L'attività professionale dell'avvocato e profili previdenziali
22/03/2013
Stampa la paginaNella decisione citata, la Suprema Corte ha ritenuto che l'attività di consigliere di amministrazione di una società di capitali non sia automaticamente ricollegabile all'esercizio della professione forense: conseguentemente – in relazione alla specifica fattispecie - decide che i relativi redditi non potevano essere soggetti a contribuzione a favore della Cassa Nazionale di Previdenza e Assistenza Forense.
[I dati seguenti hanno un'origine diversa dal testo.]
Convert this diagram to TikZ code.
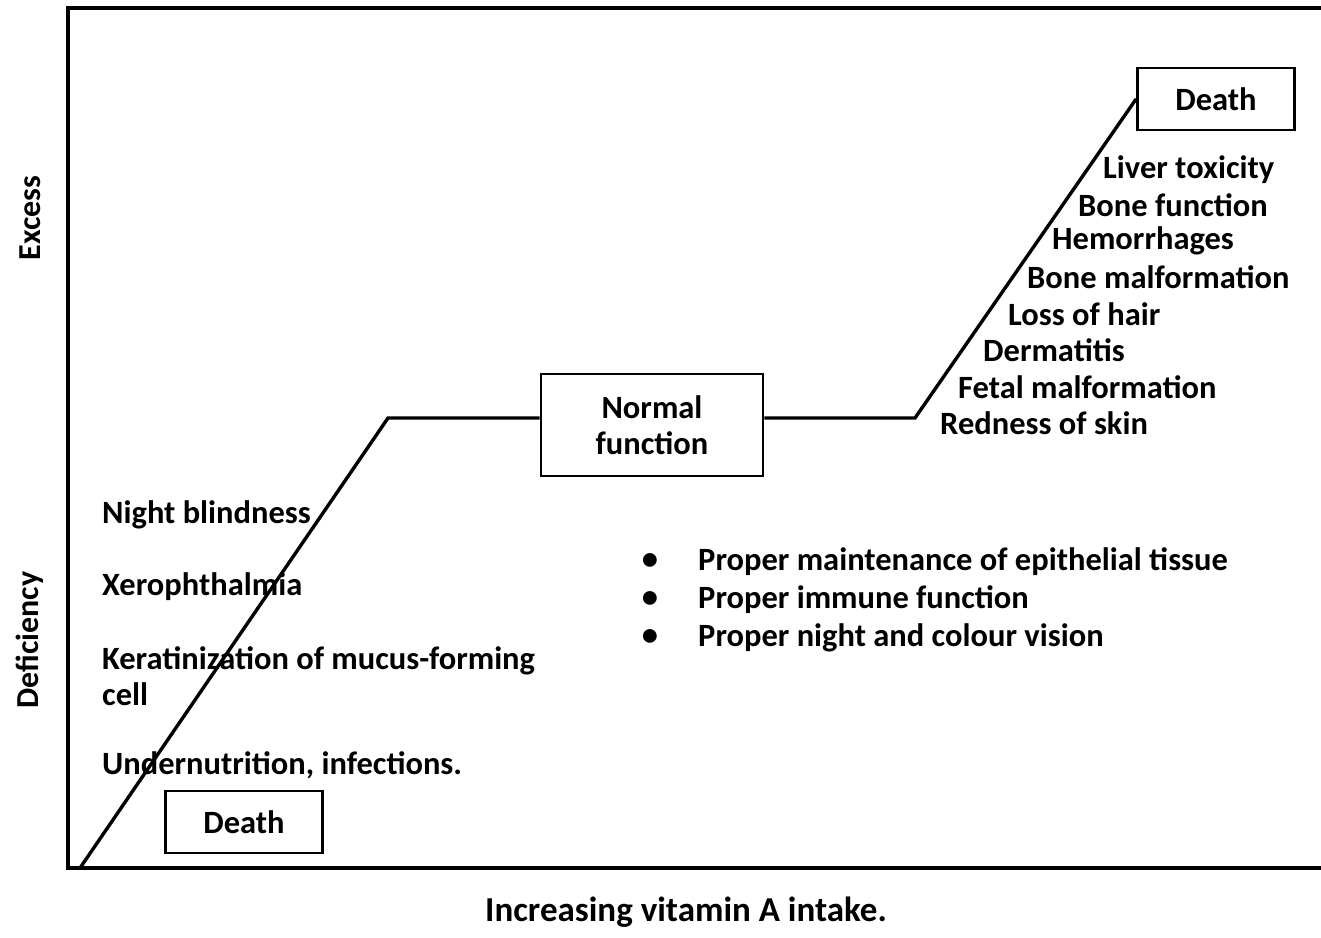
\documentclass[tikz,border=0pt]{standalone}
\usepackage{fontspec}
\setmainfont{Carlito}
\usepackage{tikz}

\begin{document}
\begin{tikzpicture}[x=1pt,y=-1pt,
  every node/.style={font=\fontsize{32.5}{36}\selectfont\bfseries,inner sep=0pt},
  box/.style={draw,line width=2.8pt,align=center},
  item/.style={anchor=west},
  axis/.style={font=\fontsize{32}{34}\selectfont\bfseries,rotate=90}]
\useasboundingbox (0,0) rectangle (1321,937);
\draw[line width=3.4pt] (1321,8)--(68,8)--(68,868)--(1321,868);
\node[box,minimum width=222pt,minimum height=102pt] (normal) at (652,425) {Normal\\function};
\node[box,minimum width=157pt,minimum height=62pt] (deathhi) at (1216,99) {Death};
\node[box,minimum width=157pt,minimum height=62pt] (deathlo) at (244,822) {Death};
\coordinate (origin) at (80,868);
\coordinate (kneelo) at (388,418);
\coordinate (kneehi) at (915,418);
\draw[line width=3.4pt] (origin)--(kneelo)--(normal.west |- kneelo);
\draw[line width=3.4pt] (normal.east |- kneehi)--(kneehi)--(deathhi.west);
\node[item] (nb) at (102,515) {Night blindness};
\node[item] (xe) at (102,587) {Xerophthalmia};
\node[item,align=left] (ke) at (102,676) {Keratinization of mucus-forming\\cell};
\node[item] (un) at (102,765) {Undernutrition, infections.};
\node[item] (li) at (1103,170) {Liver toxicity};
\node[item] (bf) at (1078,205) {Bone function};
\node[item] (he) at (1052,241) {Hemorrhages};
\node[item] (bm) at (1027,277) {Bone malformation};
\node[item] (lo) at (1008,314) {Loss of hair};
\node[item] (de) at (983,350) {Dermatitis};
\node[item] (fe) at (958,387) {Fetal malformation};
\node[item] (re) at (940,423) {Redness of skin};
\node (b1) at (650,562) {\textbullet};
\node (b2) at (650,600) {\textbullet};
\node (b3) at (650,638) {\textbullet};
\node[item] (p1) at (698,562) {Proper maintenance of epithelial tissue};
\node[item] (p2) at (698,600) {Proper immune function};
\node[item] (p3) at (698,638) {Proper night and colour vision};
\node[axis] (excess) at (30,218) {Excess};
\node[axis] (deficiency) at (30,640) {Deficiency};
\node[font=\fontsize{35}{40}\selectfont\bfseries] (xlabel) at (686,912) {Increasing vitamin A intake.};
\end{tikzpicture}
\end{document}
Nel caso di specie la Corte del Merito aveva dato grande rilievo alle sporadiche partecipazioni del professionista alle sedute dell'organo collegiale e al fatto che, dalle acquisizioni di causa, risultava che le delibere assunte erano attinenti ad attività "industriale della società" e non a quella in qualche modo legale.
La Cassazione non ha ravvisato nella pronuncia ricordata vizi o errori che ne imponessero la censura.
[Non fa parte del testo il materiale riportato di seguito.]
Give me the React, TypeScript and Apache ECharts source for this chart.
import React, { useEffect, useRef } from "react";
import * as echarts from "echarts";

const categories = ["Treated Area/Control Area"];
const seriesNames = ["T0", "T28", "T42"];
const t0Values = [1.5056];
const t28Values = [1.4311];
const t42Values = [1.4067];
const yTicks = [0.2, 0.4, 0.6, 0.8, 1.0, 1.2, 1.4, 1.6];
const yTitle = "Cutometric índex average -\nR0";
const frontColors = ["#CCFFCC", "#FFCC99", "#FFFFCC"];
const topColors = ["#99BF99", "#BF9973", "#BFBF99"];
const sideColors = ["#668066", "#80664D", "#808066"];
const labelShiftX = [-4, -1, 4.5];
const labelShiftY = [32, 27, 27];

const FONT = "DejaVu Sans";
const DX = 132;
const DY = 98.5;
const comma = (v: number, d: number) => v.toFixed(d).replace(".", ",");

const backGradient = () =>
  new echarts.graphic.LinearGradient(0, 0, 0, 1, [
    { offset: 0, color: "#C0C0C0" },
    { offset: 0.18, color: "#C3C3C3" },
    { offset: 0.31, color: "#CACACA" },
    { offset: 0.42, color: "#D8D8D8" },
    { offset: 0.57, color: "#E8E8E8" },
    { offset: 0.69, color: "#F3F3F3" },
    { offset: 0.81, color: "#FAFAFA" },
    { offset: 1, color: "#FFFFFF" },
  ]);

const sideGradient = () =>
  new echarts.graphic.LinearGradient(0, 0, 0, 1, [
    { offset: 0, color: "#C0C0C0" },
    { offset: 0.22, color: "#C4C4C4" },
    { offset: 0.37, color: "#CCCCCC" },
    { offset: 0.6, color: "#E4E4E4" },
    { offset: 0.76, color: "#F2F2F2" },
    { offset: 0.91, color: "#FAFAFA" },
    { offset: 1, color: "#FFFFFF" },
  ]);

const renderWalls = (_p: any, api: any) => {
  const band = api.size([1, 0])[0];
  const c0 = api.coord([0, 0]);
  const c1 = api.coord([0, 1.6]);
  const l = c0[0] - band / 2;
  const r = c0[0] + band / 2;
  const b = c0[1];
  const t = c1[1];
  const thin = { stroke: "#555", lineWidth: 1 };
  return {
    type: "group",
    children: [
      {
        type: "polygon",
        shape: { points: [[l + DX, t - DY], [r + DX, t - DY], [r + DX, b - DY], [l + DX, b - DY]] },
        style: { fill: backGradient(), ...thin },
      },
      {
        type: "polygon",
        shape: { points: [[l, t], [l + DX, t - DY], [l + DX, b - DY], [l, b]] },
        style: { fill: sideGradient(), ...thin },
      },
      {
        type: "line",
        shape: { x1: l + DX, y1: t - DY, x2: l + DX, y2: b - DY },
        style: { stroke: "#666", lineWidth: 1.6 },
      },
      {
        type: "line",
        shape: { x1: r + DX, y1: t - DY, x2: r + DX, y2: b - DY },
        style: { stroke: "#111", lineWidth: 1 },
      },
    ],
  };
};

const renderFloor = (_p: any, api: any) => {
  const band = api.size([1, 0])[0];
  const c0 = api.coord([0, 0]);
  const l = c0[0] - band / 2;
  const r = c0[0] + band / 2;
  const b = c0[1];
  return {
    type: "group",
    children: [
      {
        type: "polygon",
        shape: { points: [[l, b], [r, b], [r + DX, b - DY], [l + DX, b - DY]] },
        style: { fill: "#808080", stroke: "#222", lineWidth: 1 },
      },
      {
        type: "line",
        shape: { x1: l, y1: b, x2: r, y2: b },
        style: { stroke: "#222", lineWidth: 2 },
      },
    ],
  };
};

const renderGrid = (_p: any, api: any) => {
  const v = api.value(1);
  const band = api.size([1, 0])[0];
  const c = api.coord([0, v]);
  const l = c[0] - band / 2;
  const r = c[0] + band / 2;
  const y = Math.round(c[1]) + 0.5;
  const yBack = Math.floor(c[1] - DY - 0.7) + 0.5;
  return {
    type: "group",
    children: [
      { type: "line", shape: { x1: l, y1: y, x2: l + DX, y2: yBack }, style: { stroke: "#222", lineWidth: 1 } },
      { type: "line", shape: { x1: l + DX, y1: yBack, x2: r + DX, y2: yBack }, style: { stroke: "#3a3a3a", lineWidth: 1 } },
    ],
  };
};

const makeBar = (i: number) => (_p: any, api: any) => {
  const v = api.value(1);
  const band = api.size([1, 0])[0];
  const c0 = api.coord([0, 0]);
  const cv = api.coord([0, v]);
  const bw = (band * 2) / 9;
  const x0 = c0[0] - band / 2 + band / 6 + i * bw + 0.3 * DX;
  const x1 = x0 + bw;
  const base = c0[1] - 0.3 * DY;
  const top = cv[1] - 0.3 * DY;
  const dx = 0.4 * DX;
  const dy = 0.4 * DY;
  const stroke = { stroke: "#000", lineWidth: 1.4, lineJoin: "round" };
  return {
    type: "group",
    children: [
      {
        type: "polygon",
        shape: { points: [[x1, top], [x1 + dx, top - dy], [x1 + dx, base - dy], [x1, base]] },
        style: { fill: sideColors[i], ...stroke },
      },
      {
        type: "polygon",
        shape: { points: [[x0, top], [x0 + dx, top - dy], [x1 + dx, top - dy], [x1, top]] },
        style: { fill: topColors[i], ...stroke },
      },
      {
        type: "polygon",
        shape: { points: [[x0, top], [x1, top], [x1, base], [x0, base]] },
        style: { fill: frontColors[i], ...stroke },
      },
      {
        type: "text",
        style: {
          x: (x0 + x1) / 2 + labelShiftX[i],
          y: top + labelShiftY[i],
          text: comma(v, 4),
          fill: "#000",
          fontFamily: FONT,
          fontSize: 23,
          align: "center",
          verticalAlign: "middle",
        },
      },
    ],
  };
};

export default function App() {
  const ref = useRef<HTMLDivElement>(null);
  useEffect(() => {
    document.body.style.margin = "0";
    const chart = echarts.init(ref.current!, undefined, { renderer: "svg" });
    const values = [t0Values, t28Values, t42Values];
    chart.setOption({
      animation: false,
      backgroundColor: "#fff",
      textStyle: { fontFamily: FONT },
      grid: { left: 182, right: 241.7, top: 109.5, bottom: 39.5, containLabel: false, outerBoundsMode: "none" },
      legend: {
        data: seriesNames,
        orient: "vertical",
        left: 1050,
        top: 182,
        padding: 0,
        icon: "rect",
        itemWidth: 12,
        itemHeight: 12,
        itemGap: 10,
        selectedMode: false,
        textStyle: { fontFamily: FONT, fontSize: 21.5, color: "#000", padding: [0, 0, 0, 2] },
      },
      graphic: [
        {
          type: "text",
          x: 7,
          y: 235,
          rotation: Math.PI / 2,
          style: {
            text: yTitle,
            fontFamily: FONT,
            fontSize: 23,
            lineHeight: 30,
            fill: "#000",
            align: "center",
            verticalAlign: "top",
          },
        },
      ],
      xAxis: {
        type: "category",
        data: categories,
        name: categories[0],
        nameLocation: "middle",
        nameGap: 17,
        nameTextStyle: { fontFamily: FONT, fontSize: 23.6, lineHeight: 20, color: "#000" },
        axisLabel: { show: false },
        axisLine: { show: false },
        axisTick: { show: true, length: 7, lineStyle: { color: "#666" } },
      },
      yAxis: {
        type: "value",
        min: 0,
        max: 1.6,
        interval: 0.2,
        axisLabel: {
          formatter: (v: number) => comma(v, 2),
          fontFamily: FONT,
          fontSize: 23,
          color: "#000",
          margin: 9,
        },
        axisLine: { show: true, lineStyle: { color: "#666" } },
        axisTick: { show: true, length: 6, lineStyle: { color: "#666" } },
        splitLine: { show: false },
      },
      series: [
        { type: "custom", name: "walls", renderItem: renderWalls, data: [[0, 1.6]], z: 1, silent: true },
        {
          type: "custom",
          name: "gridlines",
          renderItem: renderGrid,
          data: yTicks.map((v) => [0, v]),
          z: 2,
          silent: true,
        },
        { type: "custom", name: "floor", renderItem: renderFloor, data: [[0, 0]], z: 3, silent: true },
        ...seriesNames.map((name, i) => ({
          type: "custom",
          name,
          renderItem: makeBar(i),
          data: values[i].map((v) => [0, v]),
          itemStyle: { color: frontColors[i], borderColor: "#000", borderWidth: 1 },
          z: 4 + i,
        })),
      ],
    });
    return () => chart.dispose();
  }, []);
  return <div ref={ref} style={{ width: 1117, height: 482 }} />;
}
Ci si deve domandare: quale attività del professionista avvocato deve essere considerata attività professionale: quella svolta nell'esercizio delle sue funzioni tipiche o quella rientrante comunque nelle sua attività di legale o quella per cui egli usa le sue capacità professionali?
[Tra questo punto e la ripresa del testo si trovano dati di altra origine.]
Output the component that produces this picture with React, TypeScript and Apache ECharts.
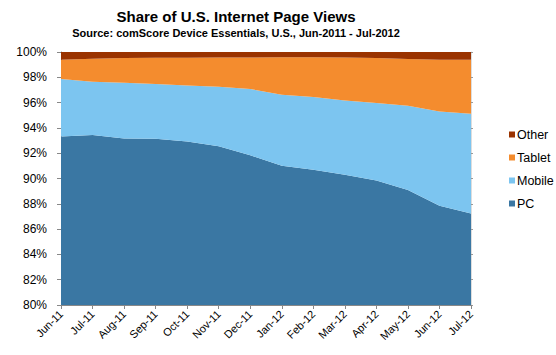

Sempre secondo il consolidato orientamento della Corte di Cassazione si deve valutare il concetto di “attività professionale”, non solo con riferimento alle attività giudiziarie o legali in senso stretto, ma anche con riferimento a quelle attività che si fondano sulla qualità professionale e sulle cognizioni acquisite, che permettono di far valere in molti campi le specifiche competenze e cognizioni proprie del libero professionista avvocato.
Il Supremo Collegio ha sempre dimostrato di saper valutare e di tenere nel giusto conto, anche per i riflessi previdenziali, l’evoluzione della professione legale nel mondo moderno, nel quale i professionisti stanno occupando tutta una serie di spazi, “inesistenti nel quadro tipico iniziale".
Sempre secondo la Cassazione si deve prendere atto che, accanto all’attività professionale in senso stretto, vi è una operatività professionale, interpretata in senso non statico, bensì tenendo conto dell’evoluzione subita nel mondo attuale dalle specifiche competenze e dalle cognizioni tecniche libero professionali.
Ne consegue che l'attività si reputa presentare un "nesso" con l'attività professionale strettamente intesa, quando utilizza le stesse competenze tecniche di cui il professionista ordinariamente nell'esercizio si avvale dell'attività tipica e nel cui svolgimento quindi mette a frutto la specifica cultura che gli deriva dalla formazione “tipo”, logicamente propria della professione.
Anche ai fini previdenziali, occorre riconoscere che esiste un intreccio tra le varie attività e le conoscenze tipiche del professionista, come è stato riconosciuto dalla stessa Corte Costituzionale nella sentenza 1991/402. In tale decisione si parla di “attività forense espressamente riconducibile all’attività dell’avvocato”, ma la Corte aggiunge “non è da sottacersi, peraltro, che l’esercizio della professione legale è andata assumendo nel contesto sociale delle esigenze che abitualmente vi si riconnettono, a connotazioni più ampie nel quadro del patrocinio previsto dal codice di procedura civile“. L’attività si espande a molteplici campi di assistenza contigui, per ragioni di affinità al patrocinio professionale in senso stretto”.
Se ne deve concludere che le prestazioni “contigue” per ragioni di affinità a quelle libero professionali in senso stretto, devono essere assoggettate ai regimi fiscali e previdenziali tipici e quelle invece che non trovano le loro radici e il loro supporto nelle specifiche conoscenze professionali ne restano escluse.
L’attività professionale può svolgersi anche attraverso la partecipazione agli organi societari (tenendo sempre presenti le eventuali diverse problematiche d’incompatibilità) ma il compenso relativo può essere assoggettato a contribuzione previdenziale solo se risulti che l’attività in concreto svolta dal professionista abbia natura professionale, sia cioè riconducibile ai contenuti dell’attività propria della libera professione.
Occorre, infine, rilevare che la questione, nel tempo, ha assunto meno rilevanza dopo l’entrata in vigore della legge n. 335/95, di riforma del sistema previdenziale. Ogni attività lavorativa, - salvo non si tratti di attività occasionale e con redditi modestissimi -, deve, secondo la legge, avere una copertura assistenziale e previdenziale e, in caso di attività lavorative e professioni non regolamentate sotto il profilo previdenziale, tale copertura è assicurata dalla gestione separata dell’Inps, di carattere residuale.
Sotto un profilo squisitamente pragmatico, pertanto, anche attività magari considerate border line con l’attività strettamente professionale richiedono l’iscrizione ad un ente previdenziale.